### Exercise description
Retype only what runs from the beginning of the data through the line with "(0,0) rectangle (977,403);"; please omit the pictures and keep every line exact.

### Task data

* * * * * * * * *

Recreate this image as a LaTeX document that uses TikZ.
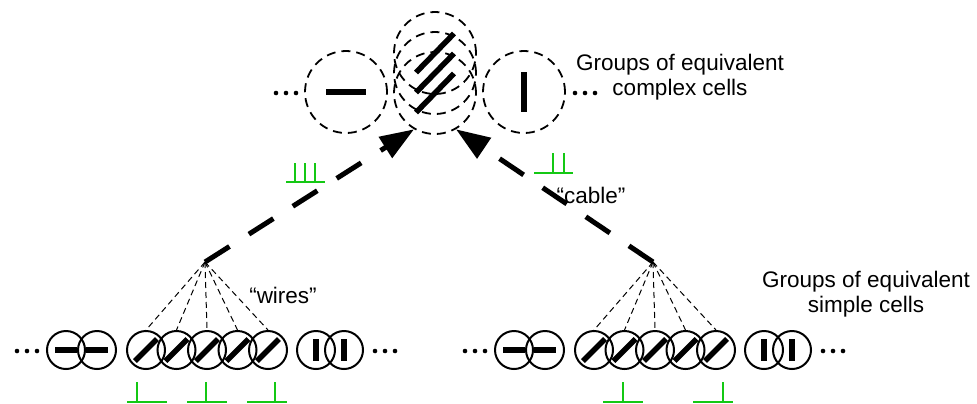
\documentclass[tikz,border=0pt]{standalone}
\usepackage{fontspec}
\setmainfont{Liberation Sans}
\usetikzlibrary{arrows.meta}
\definecolor{spikegreen}{RGB}{20,200,20}

\begin{document}
\begin{tikzpicture}[x=0.5pt, y=-0.5pt, font=\fontsize{11.25}{12.5}\selectfont,
    simple/.style={circle, draw, line width=1pt, minimum size=19pt, inner sep=0pt},
    complex/.style={circle, draw, line width=0.9pt, dash pattern=on 4.5pt off 3pt,
        minimum size=41pt, inner sep=0pt},
    bar/.style={line width=2.75pt},
    wire/.style={line width=0.5pt, dash pattern=on 3pt off 2pt},
    cable/.style={line width=2.5pt, dash pattern=on 14.5pt off 11.5pt,
        -{Triangle[length=17pt, width=12pt]}},
    spike/.style={draw=spikegreen, line width=0.6pt}]
    \useasboundingbox (0,0) rectangle (977,403);

    % Groups of complex cells
    \foreach \x in {276,286,296,575,585,595}
        \fill (\x,93) circle[radius=2.3];
    \node[complex] (ch) at (346,92) {};
    \node[complex] (co1) at (435,53) {};
    \node[complex] (co2) at (435,73) {};
    \node[complex] (co3) at (435,93) {};
    \node[complex] (cv) at (524,92) {};
    \draw[bar] ([xshift=-10pt]ch.center) -- ([xshift=10pt]ch.center);
    \draw[bar] ([yshift=10pt]cv.center) -- ([yshift=-10pt]cv.center);
    \foreach \i in {1,2,3}
        \draw[bar] ([shift={(-19,19.5)}]co\i.center) -- ([shift={(19,-19.5)}]co\i.center);
    \node[align=center] (clabel) at (680,77) {Groups of equivalent\\complex cells};

    % Groups of simple cells, left and right
    \foreach \g/\dx in {l/0, r/448} {
        \foreach \x in {17,27,37,375,385,395}
            \fill (\x+\dx,351) circle[radius=2.3];
        \foreach \i/\x in {1/66, 2/97} {
            \node[simple] (\g h\i) at (\x+\dx,350) {};
            \draw[bar] ([xshift=-5.5pt]\g h\i.center) -- ([xshift=5.5pt]\g h\i.center);
        }
        \foreach \i/\x in {1/146, 2/176.5, 3/207, 4/237.5, 5/268} {
            \node[simple] (\g o\i) at (\x+\dx,350) {};
            \draw[bar] ([shift={(-11,11)}]\g o\i.center) -- ([shift={(11,-11)}]\g o\i.center);
        }
        \foreach \i/\x in {1/316, 2/344} {
            \node[simple] (\g v\i) at (\x+\dx,350) {};
            \draw[bar] ([yshift=5.5pt]\g v\i.center) -- ([yshift=-5.5pt]\g v\i.center);
        }
        % wires into the cable
        \coordinate (\g w) at (205+\dx,262);
        \foreach \i in {1,...,5}
            \draw[wire] (\g w) -- (\g o\i.north);
    }
    \node[align=center] (slabel) at (866,294) {Groups of equivalent\\simple cells};
    \node (wlabel) at (283,295) {“wires”};

    % Cables
    \draw[cable] (lw) -- (co3.240);
    \draw[cable] (rw) -- (co3.300);
    \node (cablelabel) at (591,195) {“cable”};

    % Spike trains
    \foreach \x/\t in {127/10, 187/19, 247/28, 603/20, 693/30}
        \draw[spike] (\x,402) -- +(40,0) (\x+\t,402) -- +(0,-20);
    \draw[spike] (286,182) -- (325,182) (295,182) -- (295,163)
        (305,182) -- (305,163) (315,182) -- (315,163);
    \draw[spike] (534,173) -- (573,173) (553,173) -- (553,153)
        (564,173) -- (564,153);
\end{tikzpicture}
\end{document}
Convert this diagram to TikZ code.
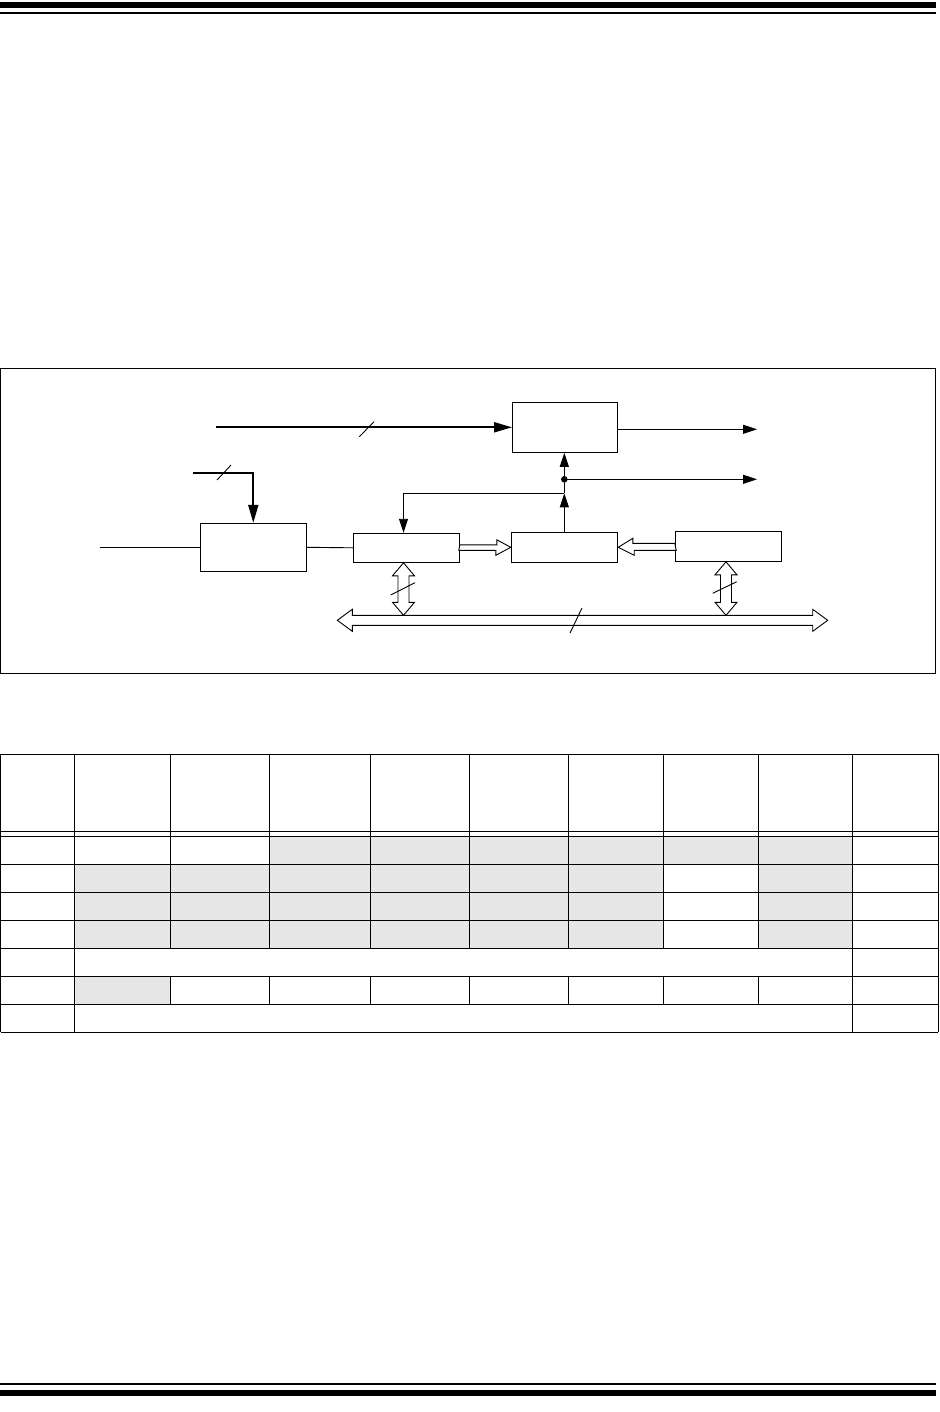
\documentclass[tikz,border=0pt]{standalone}
\usepackage{tikz}
\usetikzlibrary{calc,arrows.meta,positioning}
\definecolor{tblGray}{RGB}{230,230,230}

\tikzset{
  blk/.style={draw, line width=1pt, inner sep=0pt, minimum width=106pt, minimum height=30pt},
  heavyarrow/.style={line width=2pt, -{Triangle[length=18pt,width=10pt]}},
  lightarrow/.style={line width=0.9pt, -{Triangle[length=14pt,width=9pt]}},
  busarrow/.style={draw, line width=0.9pt, fill=white, line join=miter},
  slashmark/.style={line width=0.9pt},
  gridline/.style={line width=1pt}
}

\begin{document}
\begin{tikzpicture}[x=1pt,y=-1pt]
    \useasboundingbox (0,0) rectangle (939,1412);

    % page rules
    \fill (0,2) rectangle (936,8);
    \fill (0,12) rectangle (936,14);
    \fill (0,1383) rectangle (936,1385);
    \fill (0,1390) rectangle (936,1396);

    % figure frame
    \draw[line width=1pt] (0.5,368.3) rectangle (935,673);

    % blocks
    \node[blk, minimum width=105pt, minimum height=50pt] (sel) at (565,427.3) {};
    \node[blk, minimum height=48pt] (src) at (253.3,547.3) {};
    \node[blk, minimum height=29pt] (reg) at (406.3,547.8) {};
    \node[blk, minimum width=106.4pt] (ctl) at (564.5,547.3) {};
    \node[blk, minimum width=106.4pt] (cfg) at (728.5,546.3) {};

    % free ends and taps
    \coordinate (vin) at (216,427.3);
    \coordinate (pin) at (193.3,472.7);
    \coordinate (ain) at (100,547.3);
    \coordinate (out1) at (757,429.3);
    \coordinate (out2) at (757,479.3);
    \coordinate (jn) at (564.3,479.3);
    \coordinate (tap) at (564.3,493.3);
    \coordinate (tapB) at (403.5,615.3);
    \coordinate (tapD) at (726,615.3);
    \coordinate (busL) at (337.3,620.3);
    \coordinate (busR) at (827.7,620.3);

    % wide inputs
    \draw[heavyarrow] (vin) -- (sel.west);
    \draw[slashmark] (359.3,436.7) -- (374,421.7);
    \draw[heavyarrow] (pin) -| (src.north);
    \draw[slashmark] (217,480) -- (231,465);

    % signal lines
    \draw[line width=0.9pt] (ain) -- (src.west);
    \draw[line width=0.9pt] (src.east) -- (reg.west);
    \draw[lightarrow] (sel.east |- out1) -- (out1);
    \draw[lightarrow] (ctl.north -| tap) -- (tap);
    \draw[lightarrow] (tap) -- (tap |- sel.south);
    \draw[lightarrow] (tap) -| (reg.north -| tapB);
    \fill (jn) circle (3.3);
    \draw[lightarrow] (jn) -- (out2);

    % hollow data arrows
    \draw[busarrow] ($(reg.east)+(0,-3)$) -- ++(37,0) -- ++(0,-5) -- (ctl.west)
        -- ++(-15,8) -- ++(0,-5) -- ++(-37,0) -- cycle;
    \draw[busarrow] ($(cfg.west)+(0,-3)$) -- ++(-42,0) -- ++(0,-5) -- (ctl.east)
        -- ++(16,8) -- ++(0,-5) -- ++(42,0) -- cycle;

    % data bus
    \draw[busarrow] (busL) -- ++(15,-11) -- ++(0,6) -- ($(busR)+(-15,-5)$) -- ++(0,-6)
        -- (busR) -- ++(-15,11) -- ++(0,-6) -- ($(busL)+(15,5)$) -- ++(0,6) -- cycle;
    \draw[slashmark] (570,633) -- (582,608);

    % bus links
    \draw[busarrow] (reg.south -| tapB) -- ++(11,13) -- ++(-5.5,0) -- ($(tapB)+(5.5,-13)$)
        -- ++(5.5,0) -- (tapB) -- ++(-11,-13) -- ++(5.5,0)
        -- ($(reg.south -| tapB)+(-5.5,13)$) -- ++(-5.5,0) -- cycle;
    \draw[slashmark] (390.7,595) -- (415,582.7);
    \draw[busarrow] (cfg.south -| tapD) -- ++(11,13) -- ++(-5.5,0) -- ($(tapD)+(5.5,-13)$)
        -- ++(5.5,0) -- (tapD) -- ++(-11,-13) -- ++(5.5,0)
        -- ($(cfg.south -| tapD)+(-5.5,13)$) -- ++(-5.5,0) -- cycle;
    \draw[slashmark] (712.7,593.3) -- (736.7,581.7);

    % register table, shaded cells
    \fill[tblGray] (269.3,836.3) rectangle (852.3,864.3);
    \fill[tblGray] (74.3,864.3) rectangle (663.3,948.3);
    \fill[tblGray] (758.3,864.3) rectangle (852.3,948.3);
    \fill[tblGray] (74.3,976.3) rectangle (170.3,1004.3);

    % register table, rules
    \foreach \y in {754.3,831,836.3,864.3,892.3,920.3,948.3,976.3,1004.3,1032.3}
      \draw[gridline] (0.5,\y) -- (938.3,\y);
    \foreach \x in {0.5,74.3,852.3,938.3}
      \draw[gridline] (\x,754.3) -- (\x,1032.3);
    \foreach \x in {170.3,269.3,370.3,469,568.3,663.3,758.3} {
      \draw[gridline] (\x,754.3) -- (\x,948.3);
      \draw[gridline] (\x,976.3) -- (\x,1004.3);
    }

\end{tikzpicture}
\end{document}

* * * * * * * * *

### Task result
Recreate this image as a LaTeX document that uses TikZ.
\documentclass[tikz,border=0pt]{standalone}
\usepackage{fontspec}
\setmainfont{Liberation Sans}
\usetikzlibrary{arrows.meta}
\definecolor{spikegreen}{RGB}{20,200,20}

\begin{document}
\begin{tikzpicture}[x=0.5pt, y=-0.5pt, font=\fontsize{11.25}{12.5}\selectfont,
    simple/.style={circle, draw, line width=1pt, minimum size=19pt, inner sep=0pt},
    complex/.style={circle, draw, line width=0.9pt, dash pattern=on 4.5pt off 3pt,
        minimum size=41pt, inner sep=0pt},
    bar/.style={line width=2.75pt},
    wire/.style={line width=0.5pt, dash pattern=on 3pt off 2pt},
    cable/.style={line width=2.5pt, dash pattern=on 14.5pt off 11.5pt,
        -{Triangle[length=17pt, width=12pt]}},
    spike/.style={draw=spikegreen, line width=0.6pt}]
    \useasboundingbox (0,0) rectangle (977,403);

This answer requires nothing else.